You should always be there and willing to help out your buddies. You are giving them a lot of value and they will return the favor. This is especially true if your friend or wingman has a lot of approach anxiety and feels uncomfortable opening. They just need to get past that initial fear and then they will feel like their friend is just introducing them to his friends. It’s a warm and friendly introduction. They are no longer strangers, but new acquaintances.
This happened to me the other night when I was out with some friends and new acquaintances in the city. I hadn’t seen my friend in a while and he introduced me to some of his friends. We all celebrated starting out our night by getting some shots. After we had our drinks, my friend’s friend asked one of us to wing for him. Without thinking, I agreed and asked where was the set he was talking about. He was just an acquaintance as I just met this guy, but I knew if helped him out, we would become friends because we are working towards a mutual goal. Plus I was excited to start gaming.
I opened the set by complimenting one of the girls and it hooked great. I quickly broke rapport with both of them to build some attraction and bring up their energy. I usually wait a little longer before I would bring in a wing, but I could tell that I had hooked them just to bring him in so he could talk to one girl while I game the other. It worked.
We were both in mini isolation. His girl couldn’t see mine and my girl couldn’t see his as their backs were turned away from each other, but my new friend and I could see each other. My friend started escalating quickly with hugs and getting close to her. He seemed to be doing fine, while I was still qualifying my girl to get investment.
Unfortunately, he left set pretty early for some reason. Either he blew himself out or he just felt uncomfortable staying in. I then had to switch my attention to both girls and game both of them. They were both enjoying my company and I was building attraction with both of them. I eventually had to isolate my girl so I could properly escalate, so either I had to recruit a new wing or something had to change.
Luckily, their group of friends arrived and they greeted each other and introduced me. I was now “part of the group” since I had been building rapport with the first 2 girls for awhile.

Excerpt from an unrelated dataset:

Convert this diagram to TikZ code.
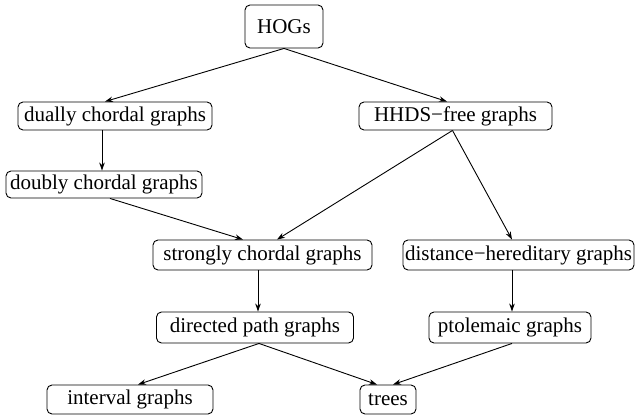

I continued to give out good energy to whole group and build rapport and trust with them. The friends were catching up with each other so then I decided to game the new girl that came in as she was cuter anyways and wasn’t really talking to the whole group. In the end, it worked out fine because I got isolation with one of the girls as the group dynamics changed and had somebody to occupy the friends. Logistics weren’t right for a SNL, but I number closed her to see her again while she was visiting.
Some wings my leave as soon as their other wing leaves set early, but you don’t have to do that. Even if you have to occupy 2 girls, you can continue running the set to build attraction, social proof and preselection. You could look for opportunities to merge sets so you have somebody to occupy the friend or if you’re lucky, have some of her new friends to come in and help you out.
My new friend may have left the set early, but I did my job as a good wing to introduce him to a set. He was appreciative of what I did and now I know I have a future wing to game with. Help your wing if he has lots of approach anxiety and open. You still have first pick of the target and you’ll have a friend that will value your tenacity and reciprocate by handling the obstacles. The more you wing each other, he will start to get rid of approach anxiety and learn to stay in set. Eventually you guys can start alternating opening. How have you helped your wings?